Figure 1. Specially designed photoacid is placed at the interface between aqueous and hydrophobic media. The probe beam will generate the SHG signal only from the interface-adsorbed photoacids. Pump laser is used to initiate the ESPT, which is then followed as a function of time. 

Figure 2. Schematic representations of photoacid-decorated phospholipid liposomes (A) and micelles (B). 

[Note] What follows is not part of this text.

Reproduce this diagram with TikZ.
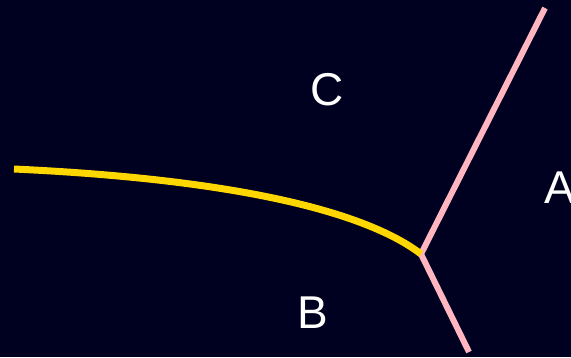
\documentclass[tikz,border=0pt]{standalone}
\usepackage{fontspec}
\setmainfont{Liberation Sans}
\usetikzlibrary{positioning}
\definecolor{navy}{HTML}{000020}
\definecolor{gold}{HTML}{FFD700}
\definecolor{rose}{HTML}{FFB6C1}
\tikzset{
    region/.style = {text=white, font=\fontsize{46}{46}\selectfont, inner sep=0pt},
    border/.style = {rose, line width=6pt},
    curve/.style = {gold, line width=7pt}
}

\begin{document}
\begin{tikzpicture}[x=1pt,y=-1pt]
		\fill [navy] (0,0) rectangle (571,357);
		\useasboundingbox (0,0) rectangle (571,357);
		\coordinate (j) at (421,254);
		\coordinate (top) at (545,8);
		\coordinate (bot) at (469,352);
		\coordinate (left) at (14,169);
		\draw [border] (j) -- (top);
		\draw [border] (j) -- (bot);
		\draw [curve] (left) .. controls (250,180) and (370,215) .. (j);
		\node (C) [region] at (327,90) {C};
		\node (B) [region] at (313,313) {B};
		\node (A) [region,anchor=west] at (544,188) {A};
	\end{tikzpicture}
\end{document}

Another approach is based on photoacid-decorated phospholipid micelles and liposomes. The main advantage of this approach is that micelles and liposomes can be easily dispersed into aqueous solutions, while the photoacids remain bound to the interface (Figure 2). Therefore, we can use conventional spectroscopic techniques such as steady-state and time-resolved absorption and fluorescence to investigate the properties of the photoacids at these interfaces. Conventional time-resolved techniques enable investigations on much longer time scales up to milliseconds whereas the time-resolved SSHG is limited to ca. 1–1.5 ns. This is perfectly suitable for investigating the dissociation process, but the geminate recombination usually takes place on a much longer time scale, out of the reach of the SSHG technique. The diameter of the micelles and liposomes can be tuned from a few nm (micelles) up to 100–200 nm (liposomes) by changing the sample preparation conditions or the surfactant. If the dissociated proton is diffusing on the phospholipid surface without dissociation into the bulk, recombination is expected strongly dependent on the surface area. Thus, studies on the recombination kinetics as a function of the size of the micelles and liposomes could potentially reveal some key insights about the proton diffusion at the interfaces.